A little while back, I reviewed two films by Australian director Chris Sun, which I greatly enjoyed (see Charlie’s Farm and Daddy’s Little Girl). After a bit of reading on the internet, I learned of his next film about a mammoth of a pig, aptly titled Boar. Quickly getting excited, I just couldn’t wait for the film to be finished, so to keep my appetite for destruction at bay, I found another murderous swine flick to enjoy — James Isaac’s Pig Hunt.
John Hickman (Travis Aaron Wade), his girlfriend, and a couple of his former-marine comrades are going on a weekend hunting trip at his uncle’s property, which he hasn’t visited in years. Upon their arrival, a couple of John’s old backwoods buddies decide to join in on the good old pig hunt. While the group isn’t thrilled about it, they decide to let the country boys tag along anyway. This proves to be a big mistake, as the true intentions of the duo is quickly realized — they are only in it to score their fair share of bud from the huge marijuana supply growing on Uncle Hickman’s property. Things turn south real quick and now John and his friends have to not only fend off a monster pig, but also defend against a vengeful clan of blood-thirsty hunters and an odd group of sacrificial hippies.
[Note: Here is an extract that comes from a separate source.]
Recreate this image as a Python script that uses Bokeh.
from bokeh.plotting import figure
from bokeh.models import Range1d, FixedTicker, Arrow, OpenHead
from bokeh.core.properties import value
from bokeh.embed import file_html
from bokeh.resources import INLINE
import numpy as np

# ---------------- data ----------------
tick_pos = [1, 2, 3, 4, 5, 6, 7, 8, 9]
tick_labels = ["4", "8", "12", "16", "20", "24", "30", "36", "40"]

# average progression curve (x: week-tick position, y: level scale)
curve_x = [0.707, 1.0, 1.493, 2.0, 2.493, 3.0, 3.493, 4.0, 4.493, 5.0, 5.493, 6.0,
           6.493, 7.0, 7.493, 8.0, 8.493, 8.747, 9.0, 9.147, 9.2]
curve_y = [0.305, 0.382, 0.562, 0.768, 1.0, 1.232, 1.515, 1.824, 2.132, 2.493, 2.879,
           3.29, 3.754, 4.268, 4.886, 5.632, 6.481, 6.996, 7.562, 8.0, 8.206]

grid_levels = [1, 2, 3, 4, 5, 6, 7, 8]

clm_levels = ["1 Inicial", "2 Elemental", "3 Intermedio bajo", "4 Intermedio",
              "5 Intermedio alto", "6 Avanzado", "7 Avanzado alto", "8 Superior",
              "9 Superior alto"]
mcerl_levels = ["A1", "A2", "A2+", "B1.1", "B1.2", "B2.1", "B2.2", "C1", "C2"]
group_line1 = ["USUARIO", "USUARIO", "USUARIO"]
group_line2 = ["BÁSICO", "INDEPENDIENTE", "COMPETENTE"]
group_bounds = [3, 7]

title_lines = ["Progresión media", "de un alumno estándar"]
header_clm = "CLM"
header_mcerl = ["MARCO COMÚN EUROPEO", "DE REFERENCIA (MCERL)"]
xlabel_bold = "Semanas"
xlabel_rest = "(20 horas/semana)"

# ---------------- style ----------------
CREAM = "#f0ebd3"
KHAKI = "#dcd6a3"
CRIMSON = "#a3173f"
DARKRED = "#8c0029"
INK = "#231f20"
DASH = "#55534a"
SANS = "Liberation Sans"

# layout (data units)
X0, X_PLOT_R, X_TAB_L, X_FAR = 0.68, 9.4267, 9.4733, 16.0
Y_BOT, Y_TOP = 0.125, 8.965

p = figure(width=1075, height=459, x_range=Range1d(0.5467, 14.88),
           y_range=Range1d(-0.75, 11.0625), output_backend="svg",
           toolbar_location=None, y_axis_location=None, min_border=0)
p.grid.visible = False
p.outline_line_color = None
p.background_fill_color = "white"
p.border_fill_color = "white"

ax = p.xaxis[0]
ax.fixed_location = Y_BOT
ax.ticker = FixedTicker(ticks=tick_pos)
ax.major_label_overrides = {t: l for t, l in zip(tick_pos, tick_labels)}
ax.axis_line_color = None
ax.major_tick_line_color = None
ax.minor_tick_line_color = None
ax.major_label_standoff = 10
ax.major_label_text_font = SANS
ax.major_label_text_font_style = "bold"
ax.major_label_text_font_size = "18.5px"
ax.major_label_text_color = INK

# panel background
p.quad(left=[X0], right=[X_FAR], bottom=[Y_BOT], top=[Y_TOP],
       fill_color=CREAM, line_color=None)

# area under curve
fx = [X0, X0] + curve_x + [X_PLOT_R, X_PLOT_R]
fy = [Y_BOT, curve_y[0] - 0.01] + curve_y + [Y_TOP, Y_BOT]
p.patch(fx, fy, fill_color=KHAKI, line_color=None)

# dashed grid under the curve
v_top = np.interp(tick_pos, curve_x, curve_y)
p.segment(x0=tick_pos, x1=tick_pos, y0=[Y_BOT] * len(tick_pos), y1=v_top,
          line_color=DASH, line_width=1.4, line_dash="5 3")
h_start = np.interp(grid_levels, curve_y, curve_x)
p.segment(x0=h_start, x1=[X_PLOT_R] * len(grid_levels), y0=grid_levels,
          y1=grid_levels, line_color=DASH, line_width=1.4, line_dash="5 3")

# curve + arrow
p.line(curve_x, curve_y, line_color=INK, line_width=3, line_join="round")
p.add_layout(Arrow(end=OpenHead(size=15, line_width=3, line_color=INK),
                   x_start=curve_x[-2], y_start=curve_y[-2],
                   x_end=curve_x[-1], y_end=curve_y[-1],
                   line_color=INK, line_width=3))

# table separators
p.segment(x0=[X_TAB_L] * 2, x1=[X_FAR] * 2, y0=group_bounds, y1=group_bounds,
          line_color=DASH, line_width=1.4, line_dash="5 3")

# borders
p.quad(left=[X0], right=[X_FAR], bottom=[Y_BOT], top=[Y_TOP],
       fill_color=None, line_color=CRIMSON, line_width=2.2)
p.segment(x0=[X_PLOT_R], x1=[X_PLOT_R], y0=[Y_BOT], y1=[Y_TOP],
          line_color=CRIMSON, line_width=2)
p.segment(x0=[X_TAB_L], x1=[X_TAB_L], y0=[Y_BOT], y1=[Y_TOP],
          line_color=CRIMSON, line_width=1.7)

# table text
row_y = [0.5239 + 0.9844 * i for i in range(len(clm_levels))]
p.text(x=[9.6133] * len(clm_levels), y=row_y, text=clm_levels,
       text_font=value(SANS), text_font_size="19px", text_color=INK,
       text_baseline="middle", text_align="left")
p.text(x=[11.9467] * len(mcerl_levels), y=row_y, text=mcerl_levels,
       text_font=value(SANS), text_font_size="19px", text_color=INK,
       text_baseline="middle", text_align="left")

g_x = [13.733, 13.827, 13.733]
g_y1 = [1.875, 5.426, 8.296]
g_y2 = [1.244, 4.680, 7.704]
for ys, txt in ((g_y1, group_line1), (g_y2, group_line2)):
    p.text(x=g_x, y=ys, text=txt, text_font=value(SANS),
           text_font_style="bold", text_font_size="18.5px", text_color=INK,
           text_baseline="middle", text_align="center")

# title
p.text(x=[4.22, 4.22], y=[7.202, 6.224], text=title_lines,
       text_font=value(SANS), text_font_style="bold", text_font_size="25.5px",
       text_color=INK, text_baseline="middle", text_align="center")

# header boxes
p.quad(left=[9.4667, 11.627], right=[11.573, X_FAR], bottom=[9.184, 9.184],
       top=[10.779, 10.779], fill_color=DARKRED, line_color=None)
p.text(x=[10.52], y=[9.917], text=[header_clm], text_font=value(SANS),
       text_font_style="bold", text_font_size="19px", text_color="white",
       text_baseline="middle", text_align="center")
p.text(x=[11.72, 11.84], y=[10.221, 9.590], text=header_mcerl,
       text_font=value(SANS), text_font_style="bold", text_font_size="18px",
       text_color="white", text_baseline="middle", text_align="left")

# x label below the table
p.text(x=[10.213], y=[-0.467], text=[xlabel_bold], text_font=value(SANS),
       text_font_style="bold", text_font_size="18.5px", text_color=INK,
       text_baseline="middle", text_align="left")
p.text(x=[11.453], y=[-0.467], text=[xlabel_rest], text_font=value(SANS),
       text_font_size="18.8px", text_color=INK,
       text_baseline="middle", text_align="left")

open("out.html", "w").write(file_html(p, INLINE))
After the first 15 minutes of Pig Hunt, I was feeling pretty annoyed. The characters seemed pretty idiotic and I already knew who I was going to hate and who I would be indifferent to. Luckily, however, this annoyance soon subsided; The film took a turn for the best and I found myself not caring so much about how moronic the oh-so-tough Ben (Howard Johnson Jr.) really was. I was able to enjoy the rest of the characters’ development and get pretty involved in the story unfolding before me.
Pig Hunt is not your typical horror film; In a genre that has seen everything, it is pretty damn refreshing to witness some inventiveness from time to time. The strange but distinctive sounds of Les Claypool’s bass-lines are a complete departure from horror’s typical soundtrack, but helped to set the mood and give me a heads up on when something was about to go down. This odd score coupled with a whole bunch of head-scratching moments (i.e. a whole commune of seemingly random half-naked weed-smoking hippies) makes Pig Hunt stick out from most other killer animal flicks I’ve ever seen.
On the surface, James Isaac’s film is about a 3,000 pound beast who rips anything and anyone that gets in its way to shreds. There is much more going on here, however. There is some pretty amazing pig-on-human violence delivered from a beautifully designed porker, but there is also tons of human-on-human violence; brutal stuff that I had no idea I was in for. Thankfully all of the gore was executed with practical effects and zero CGI (to the best of my knowledge), making Pig Hunt‘s overall appeal skyrocket even higher.
I’m very surprised that I don’t hear any discussion about this film from the various horror outlets that I frequent. It is a very well put together film with a competent cast of performers, a good, albeit strange, script, and beautiful creature and blood effects. If you like killer animal movies or anything with tons of blood, give Pig Hunt a try!
I give this one 3.5 ‘California Hooks’ out of 5.